Tutte le considerazioni sinora esposte, dunque, inducono a concludere nel senso che è insussistente la denunciata violazione dell’ordine pubblico processuale. Resta infine l’ultimo motivo di impugnazione, in relazione al quale è sufficiente rilevare che la dedotta – ma negata dalla Corte di appello incomprensibilità del dispositivo non costituisce un dato ostativo alla declaratoria di efficacia della sentenza straniera, non essendo neppure astrattamente configurabile in siffatta ipotesi una contrarietà della pronuncia all’ordine pubblico processuale.

Si tratta al contrario di questione attinente all’esecuzione della sentenza, la cui eventuale risoluzione andrà rimessa al giudice competente al riguardo.
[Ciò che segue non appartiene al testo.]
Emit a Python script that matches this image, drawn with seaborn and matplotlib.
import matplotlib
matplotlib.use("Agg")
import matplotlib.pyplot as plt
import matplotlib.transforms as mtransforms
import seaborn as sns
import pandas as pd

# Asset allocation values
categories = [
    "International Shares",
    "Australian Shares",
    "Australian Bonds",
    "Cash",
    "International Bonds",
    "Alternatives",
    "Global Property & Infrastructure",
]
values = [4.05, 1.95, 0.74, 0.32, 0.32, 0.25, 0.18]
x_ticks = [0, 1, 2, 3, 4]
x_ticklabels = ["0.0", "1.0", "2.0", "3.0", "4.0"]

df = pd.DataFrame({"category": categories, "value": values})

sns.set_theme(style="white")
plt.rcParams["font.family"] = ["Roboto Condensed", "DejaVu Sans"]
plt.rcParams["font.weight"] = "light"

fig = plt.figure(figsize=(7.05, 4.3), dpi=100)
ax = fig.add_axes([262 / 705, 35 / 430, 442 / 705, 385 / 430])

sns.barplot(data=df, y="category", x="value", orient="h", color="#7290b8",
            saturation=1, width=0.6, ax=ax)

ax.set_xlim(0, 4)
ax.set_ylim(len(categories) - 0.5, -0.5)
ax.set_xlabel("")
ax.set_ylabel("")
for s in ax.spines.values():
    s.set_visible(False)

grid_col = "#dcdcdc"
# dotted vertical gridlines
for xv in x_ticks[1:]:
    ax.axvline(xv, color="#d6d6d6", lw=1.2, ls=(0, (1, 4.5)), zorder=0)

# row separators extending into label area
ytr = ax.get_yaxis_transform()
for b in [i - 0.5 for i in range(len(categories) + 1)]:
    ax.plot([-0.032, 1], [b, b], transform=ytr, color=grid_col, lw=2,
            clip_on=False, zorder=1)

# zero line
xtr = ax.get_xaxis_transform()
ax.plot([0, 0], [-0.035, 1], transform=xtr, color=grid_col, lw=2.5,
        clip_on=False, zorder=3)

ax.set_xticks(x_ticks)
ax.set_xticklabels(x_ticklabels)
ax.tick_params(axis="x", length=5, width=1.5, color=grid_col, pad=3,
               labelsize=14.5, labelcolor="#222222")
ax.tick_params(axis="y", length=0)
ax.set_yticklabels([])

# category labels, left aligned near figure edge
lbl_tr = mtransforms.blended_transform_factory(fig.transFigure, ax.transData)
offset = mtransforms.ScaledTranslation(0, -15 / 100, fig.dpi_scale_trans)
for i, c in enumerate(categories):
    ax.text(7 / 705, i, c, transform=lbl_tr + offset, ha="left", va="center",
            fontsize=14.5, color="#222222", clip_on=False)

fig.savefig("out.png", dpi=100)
Il ricorso deve dunque essere rigettato, previa correzione della motivazione della sentenza impugnata nel senso sopra indicato, con condanna della ricorrente al pagamento delle spese del giudizio di legittimità, liquidate in dispositivo.

P.Q.M.

Rigetta il ricorso e condanna la ricorrente al pagamento delle spese processuali del giudizio di legittimità, che liquida in Euro 7.200,00 di cui Euro 200,00 per esborsi, oltre alle spese generali e agli accessori di legge.

Così deciso in Roma, il 4 dicembre 2009.